You enter Jimena through a gateway of three arches. Over the years the town has known many rulers, from the Phoenicians and Romans to the Moors and ultimately the Christian armies.

It's a delight to walk the steep and narrow cobblestone streets of Jimena, one of the more stunning of the Pueblos Blancos. It takes about 15 minutes to ascend to the highest point, the castle-fortress built on Roman ruins. Today the Castillo-Fortaleza is in ruins but still impressive. Inside the castle enclosure, you can take in one of the most panoramic views of the Costa del Sol, including the Rock of Gibraltar and the port of Algeciras, where ferries depart for Morocco.

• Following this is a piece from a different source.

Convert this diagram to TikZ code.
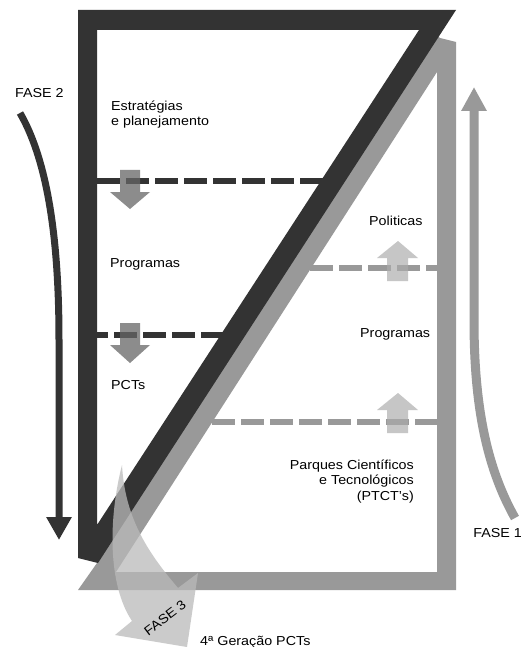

Visitors with more time will find that Jimena is the gateway to the Parque Natural de los Alcornocales, stretching south to the Mediterranean and north to one of the white towns, El Bosque. The park is named for its cork oaks (alcornocales), which are among the largest in the world, but is also home to the gall and the holm oak as well as wild olive trees. Creatures such as the Egyptian mongoose, the royal eagle, eagle owls, lion buzzards, and the roebuck also inhabit the park. The park is one of the most heavily forested in Spain and will give you a sense of what Iberia used to look like before being deforested.

At one of the tourist offices in one of the Pueblos Blancos that actually has tourist offices, inquire about a booklet, Junta de Andalucía, detailing eight walks through the park, each ranging from 2 to 7km (1.25-4.35 miles).